Wednesday afternoon, Maksim and I finalize the foundation plans.
But now it's different. Now we understand it's not just for the future—it's a memorial for Anton's seven identified victims and whoever else we haven't found yet.
"We name scholarships after them," I propose around 2:00 PM, looking at the list of victims. "The Elena Petrov Scholarship. The Irina Volkov Scholarship. All seven. We turn his victims into legacies that save others."
Maksim stares at the names, something shifting in his expression. "Yes. That's—yes."
We spend hours refining the scholarship criteria, making sure each one reflects something about the victim it honors.
By 5:00 PM, we have a comprehensive memorial structure built into the foundation framework. Each scholarship personalized, each victim honored not just with a name but with a mission that reflects what they needed and didn't receive.
"This is how we honor them," Maksim says quietly, reading through the final document. "By protecting the living."
By Wednesday evening at 7:00 PM, foundation plans are complete, and we shift to intimacy.
The weight of seven women's deaths and disappearances presses on us both.
Dinner is quiet. Maksim tells me stories about Elena—not sad ones, but memories of her dancing, her laugh, her dreams for the foundation she never got to build.
"She would have loved this," he says, gesturing to our scholarship plans spread across the table. "Every detail. The personalized approach."
"Then we're doing it right."
"Tell me about your dancing," he asks. "Before Anton. When it was pure."
I share memories I haven't accessed in years. Early training at the Vaganova Academy, the joy of movement. My first performance as a soloist..
We're giving each other our full pasts. Not just the trauma, but the beauty that came before. The people we were when the world was different.
Wednesday night at 10:00 PM, we make love in our bedroom.
Passionate. Claiming. Maksim pins me beneath him, his hands everywhere—gripping my throat carefully, marking my neck and thighs.
"Mine," he growls, driving into me harder. "Not his. Never his. Mine."

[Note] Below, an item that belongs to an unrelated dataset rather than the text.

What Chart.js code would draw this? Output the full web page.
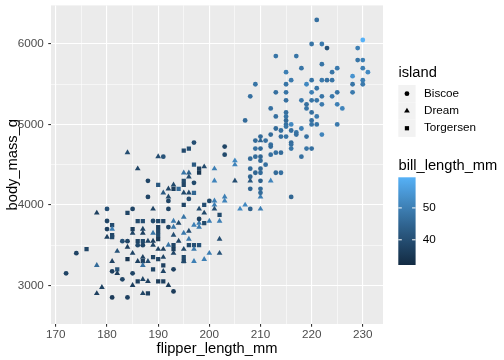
<!DOCTYPE html>
<html>
<head>
<meta charset="utf-8">
<title>Penguins - flipper length vs body mass</title>
<script src="https://cdn.jsdelivr.net/npm/chart.js"></script>
<style>
  html, body { margin: 0; padding: 0; background: #fff; }
  #wrap { width: 504px; height: 360px; }
</style>
</head>
<body>
<div id="wrap"><canvas id="chart" width="504" height="360"></canvas></div>
<script>
// Biscoe (circles): Adelie first, then Gentoo
const biscoeFlipper = [
  188,188,180,185,180,189,180,183,184,186, 187,174,181,185,172,183,181,184,197,203,
  203,191,197,192,196,200,192,198,192,193, 193,
  208,213,215,215,212,207,213,215,215,215, 215,215,216,213,214,216,217,217,212,210,
  209,211,214,215,212,212,216,216,216,209, 210,213,214,212,208,209,210,210,211,208,
  210,209,210,213,214,208,210,208,210,210, 216,208,
  221,220,222,223,230,229,229,230,218,222, 225,230,224,228,231,220,222,223,224,230,
  219,228,230,221,220,225,228,
  222,224,218,220,221,219,219,222,225,226, 220,221,220,220,221,225,218,222,219,219,
  220,218,
  213,217,215,216,209,215
];
const biscoeMass = [
  4300,4100,3950,3950,3800,3800,3700,3550,3550,3500, 3500,3400,3175,3150,3150,3075,2850,2850,4775,4725,
  4625,4600,4275,4050,4075,4050,3950,3825,3725,3200, 2925,
  5350,5400,5400,5300,5200,5050,5100,5150,5100,5050, 5000,4975,5000,4950,4925,4925,4900,4875,4875,4850,
  4800,4800,4850,4850,4750,4725,4775,4750,4700,4700, 4700,4650,4650,4625,4575,4600,4600,4550,4500,4450,
  4450,4400,4400,4400,4400,4350,4300,4200,4200,4150, 4100,3950,
  6300,6000,6000,5950,6050,5950,5800,5800,5700,5750, 5700,5700,5650,5600,5650,5550,5550,5550,5550,5550,
  5500,5500,5500,5450,5400,5400,5400,
  5350,5350,5300,5300,5300,5250,5200,5250,5250,5200, 5150,5100,5050,5000,5000,5000,4950,4875,4850,4700,
  4700,4600,
  5850,5850,5650,5550,5500,5500
];
const biscoeBill = [
  38,38,40.5,38,38,39,37,40.6,38,39, 38,37.8,37,38,37.9,38,36,37,40,38,
  39,41,39,38,40,39,38,37,38,37, 36,
  47,47,48,47,47,46,47,47,48,46, 47,48,52,46,47,47,48,47,46,46,
  46,47,47,48,47,46,46,47,48,47, 46,47,46,47,46,46,45,46,47,46,
  45,45,46,46,47,45,44,45,46,46, 45,44,
  47,48,49,41,59.6,50,48,50,48,48, 49,50,48,54,52,48,49,47,48,50,
  52,48,49,48,50,48,49,
  48,49,49,48,48,47,48,49,50,51, 47,49,47,48,48,49,50,51,47,48,
  47,47,
  48,48,50,49,48,48
];

// Dream (triangles)
const dreamFlipper = [
  184,186,178,189,181,187,185,187,189,180, 188,189,184,189,182,185,187,186,188,181,
  178,187,182,187,188,185,179,178,187,190, 205,205,199,201,195,196,196,201,205,193,
  192,195,196,191,192,203,203,201,201,201, 198,199,206,195,193,200,202,198,197,198,
  193,194,196,195,193,194,196,202,192,190, 191,195,197,200,202,193,191,197,199,195,
  191,192,210,208,212,210,207,210
];
const dreamMass = [
  4650,4450,3900,3950,3700,3700,3650,3650,3650,3600, 3550,3550,3475,3500,3425,3400,3350,3300,3300,3300,
  3250,3250,3150,3075,3050,3000,2975,2900,2900,4600, 4550,4500,4475,4450,4400,4400,4350,4300,4300,4250,
  4200,4150,4150,4150,4100,4100,4050,4050,4000,3950, 3950,3900,3950,3850,3800,3800,3800,3775,3750,3725,
  3725,3775,3675,3650,3625,3550,3575,3575,3500,3450, 3450,3450,3450,3400,3400,3400,3350,3300,3325,3300,
  3175,3000,4800,4300,4300,4100,4000,3950
];
const dreamBill = [
  39.8,38,37.2,38,50,38,38,37,48,37, 38,37,37,38,41,38,37,37,39.5,37.6,
  46,47,36.5,38,37,37,37.5,37,38,39.6, 52,51,39,50,48,44,40,51,40,39,
  38,39,39.2,42.3,39,50,51,50,50,40, 40,39,52,48,49,50,50,49,50,49,
  48,39,40,49,40,38,49,40,48,38, 37,39,49,50,41,38,38,50,50,39,
  38,36,45,42,51,50,52,50
];

// Torgersen (squares)
const torgersenFlipper = [
  184,186,187,181,185,181,181,186,187,176, 189,184,187,189,182,186,188,196,195,197,
  198,198,195,195,193,194,197,199,195,202, 190,190,191,199,190,190,190,190,196,197,
  198,193,193,190,195,195,191,190,191
];
const torgersenMass = [
  3900,3800,3800,3750,3700,3625,3600,3550,3550,3450, 3350,3325,3300,3200,3200,3050,2900,4700,4675,4500,
  4450,4400,4300,4250,4200,4200,4150,4000,4000,3875, 4250,3800,3800,3775,3725,3675,3625,3575,3500,3500,
  3500,3500,3450,3325,3350,3300,3250,3050,3050
];
const torgersenBill = [
  38,39,40,39.1,36.6,38,39,38,39,38, 38,34.4,37,38,41.1,37,37,40,39.2,42.5,
  37,34.6,39,38,36,46,45,40,38,39, 42,38.6,38.6,39,37,38,39,36,39,40,
  41,38,36.7,38,39,38,37,36,37
];

// Axis ticks
const xMajor = [170, 180, 190, 200, 210, 220, 230];
const xMinor = [175, 185, 195, 205, 215, 225];
const yMajor = [3000, 4000, 5000, 6000];
const yMinor = [3500, 4500, 5500];
const billTicks = [40, 50];
const billMin = 32.1;
const billMax = 59.6;

const islandNames = ['Biscoe', 'Dream', 'Torgersen'];
const islandShapes = ['circle', 'triangle', 'rect'];
const islandRadius = [2.4, 3.3, 3.0];

const FONT = '"Liberation Sans", Arial, sans-serif';

// ggplot default continuous colour scale (#132B43 -> #56B1F7), interpolated in Lab
function rgbToLab(rgb) {
  const lin = v => { v /= 255; return v <= 0.04045 ? v / 12.92 : Math.pow((v + 0.055) / 1.055, 2.4); };
  const [r, g, b] = rgb.map(lin);
  const x = (0.4124 * r + 0.3576 * g + 0.1805 * b) / 0.95047;
  const y = 0.2126 * r + 0.7152 * g + 0.0722 * b;
  const z = (0.0193 * r + 0.1192 * g + 0.9505 * b) / 1.08883;
  const f = t => t > 0.008856 ? Math.cbrt(t) : 7.787 * t + 16 / 116;
  return [116 * f(y) - 16, 500 * (f(x) - f(y)), 200 * (f(y) - f(z))];
}
function labToRgb(lab) {
  const fy = (lab[0] + 16) / 116, fx = fy + lab[1] / 500, fz = fy - lab[2] / 200;
  const inv = t => t * t * t > 0.008856 ? t * t * t : (t - 16 / 116) / 7.787;
  const x = inv(fx) * 0.95047, y = inv(fy), z = inv(fz) * 1.08883;
  const r = 3.2406 * x - 1.5372 * y - 0.4986 * z;
  const g = -0.9689 * x + 1.8758 * y + 0.0415 * z;
  const b = 0.0557 * x - 0.2040 * y + 1.0570 * z;
  const gam = v => {
    v = v <= 0.0031308 ? 12.92 * v : 1.055 * Math.pow(v, 1 / 2.4) - 0.055;
    return Math.round(Math.min(1, Math.max(0, v)) * 255);
  };
  return [gam(r), gam(g), gam(b)];
}
const lowLab = rgbToLab([19, 43, 67]);
const highLab = rgbToLab([86, 177, 247]);
function billColor(v) {
  const t = Math.min(1, Math.max(0, (v - billMin) / (billMax - billMin)));
  const c = labToRgb(lowLab.map((lo, k) => lo + (highLab[k] - lo) * t));
  return `rgb(${c[0]}, ${c[1]}, ${c[2]})`;
}

function toPoints(fl, mass, bill) {
  return fl.map((f, i) => ({ x: f, y: mass[i], bill: bill[i] }));
}

const datasets = [
  toPoints(biscoeFlipper, biscoeMass, biscoeBill),
  toPoints(dreamFlipper, dreamMass, dreamBill),
  toPoints(torgersenFlipper, torgersenMass, torgersenBill)
].map((pts, i) => ({
  label: islandNames[i],
  data: pts,
  pointStyle: islandShapes[i],
  pointRadius: islandRadius[i],
  pointBorderWidth: 0,
  backgroundColor: c => billColor(c.raw ? c.raw.bill : 45),
  borderColor: c => billColor(c.raw ? c.raw.bill : 45)
}));

// gray panel behind the points
const panelBg = {
  id: 'panelBg',
  beforeDraw(chart) {
    const { ctx, chartArea: a } = chart;
    ctx.save();
    ctx.fillStyle = '#ffffff';
    ctx.fillRect(0, 0, chart.width, chart.height);
    ctx.fillStyle = '#EBEBEB';
    ctx.fillRect(a.left, a.top, a.right - a.left, a.bottom - a.top);
    ctx.restore();
  }
};

// island shape legend + bill_length colourbar
const sideLegend = {
  id: 'sideLegend',
  afterDraw(chart) {
    const ctx = chart.ctx;
    const keyX = 398.3, keySize = 17.3;
    ctx.save();
    ctx.textBaseline = 'middle';
    ctx.textAlign = 'left';
    ctx.fillStyle = '#000';
    ctx.font = `14.7px ${FONT}`;
    ctx.fillText('island', 398.5, 72.7);

    islandNames.forEach((name, i) => {
      const top = 85 + i * keySize;
      const cy = top + keySize / 2;
      ctx.fillStyle = '#F2F2F2';
      ctx.fillRect(keyX, top, keySize, keySize);
      ctx.fillStyle = '#000';
      ctx.strokeStyle = '#000';
      Chart.helpers.drawPoint(ctx, { pointStyle: islandShapes[i], radius: islandRadius[i], borderWidth: 0, rotation: 0 }, keyX + keySize / 2, cy);
      ctx.font = `11.7px ${FONT}`;
      ctx.fillText(name, 424, cy);
    });

    ctx.font = `14.7px ${FONT}`;
    ctx.fillStyle = '#000';
    ctx.fillText('bill_length_mm', 398.5, 166);

    const barTop = 177.3, barH = 87.7, barW = 17.3;
    const grad = ctx.createLinearGradient(0, barTop + barH, 0, barTop);
    for (let k = 0; k <= 20; k++) {
      grad.addColorStop(k / 20, billColor(billMin + (billMax - billMin) * k / 20));
    }
    ctx.fillStyle = grad;
    ctx.fillRect(keyX, barTop, barW, barH);

    ctx.strokeStyle = '#fff';
    ctx.lineWidth = 1;
    ctx.font = `11.7px ${FONT}`;
    billTicks.forEach(v => {
      const y = barTop + barH - (v - billMin) / (billMax - billMin) * barH;
      ctx.beginPath();
      ctx.moveTo(keyX, y); ctx.lineTo(keyX + 3.5, y);
      ctx.moveTo(keyX + barW - 3.5, y); ctx.lineTo(keyX + barW, y);
      ctx.stroke();
      ctx.fillStyle = '#000';
      ctx.fillText(String(v), 422.7, y);
    });
    ctx.restore();
  }
};

function axisOptions(major, minor, min, max, titleText, isX) {
  const all = major.concat(minor).sort((a, b) => a - b);
  return {
    type: 'linear',
    position: isX ? 'bottom' : 'left',
    min: min,
    max: max,
    afterBuildTicks: s => { s.ticks = all.map(v => ({ value: v })); },
    afterFit: s => {
      // fixed axis sizes, and no label overhang pushing the panel inwards
      if (isX) { s.height = 36; s.paddingLeft = 0; s.paddingRight = 0; }
      else { s.width = 51; s.paddingTop = 0; s.paddingBottom = 0; }
    },
    border: { display: false },
    grid: {
      color: '#ffffff',
      lineWidth: c => major.includes(c.tick.value) ? 1.1 : 0.55,
      tickLength: 2.75,
      tickColor: c => major.includes(c.tick.value) ? '#333333' : 'rgba(0,0,0,0)',
      tickWidth: c => major.includes(c.tick.value) ? 1.1 : 0
    },
    ticks: {
      autoSkip: false,
      maxRotation: 0,
      color: '#4D4D4D',
      padding: isX ? 1 : 4.5,
      font: { family: FONT, size: 11.7 },
      callback: v => major.includes(v) ? String(v) : ''
    },
    title: {
      display: true,
      text: titleText,
      color: '#000',
      font: { family: FONT, size: 14.7 },
      padding: isX ? { top: 0, bottom: 2 } : { top: 4.5, bottom: 0 }
    }
  };
}

new Chart(document.getElementById('chart').getContext('2d'), {
  type: 'scatter',
  data: { datasets: datasets },
  options: {
    responsive: false,
    animation: false,
    layout: { padding: { top: 5.4, right: 121, left: 0, bottom: 0 } },
    plugins: {
      legend: { display: false },
      tooltip: { enabled: false }
    },
    scales: {
      x: axisOptions(xMajor, xMinor, 169.05, 233.95, 'flipper_length_mm', true),
      y: axisOptions(yMajor, yMinor, 2520, 6480, 'body_mass_g', false)
    }
  },
  plugins: [panelBg, sideLegend]
});
</script>
</body>
</html>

The possessive claiming is about more than jealousy. It's about affirming I belong to myself and choosing him. That Anton's selection of me five years ago means nothing against my agency now.
He marks me deliberately—bites on my neck that will bruise, fingerprints on my thighs that will purple. Visual evidence of ownership that I welcome, that I want.
When we finish, both breathless and sweaty, I trace the scratches I left on his back.
His mind is elsewhere.
"What are you thinking?" I ask.
"Promise me something." His voice is serious, heavy. "If it goes wrong Sunday, if there's a choice between catching him and staying safe—you choose safe. You run."
"Only if you promise the same."
Silence.
He doesn't promise. Neither do I.
We both know we'll do whatever's necessary in the moment, regardless of promises made in the safety of his bedroom.
In four days, we make sure I stay a survivor.
And we make sure no one ever adds an eighth name to Anton’s list.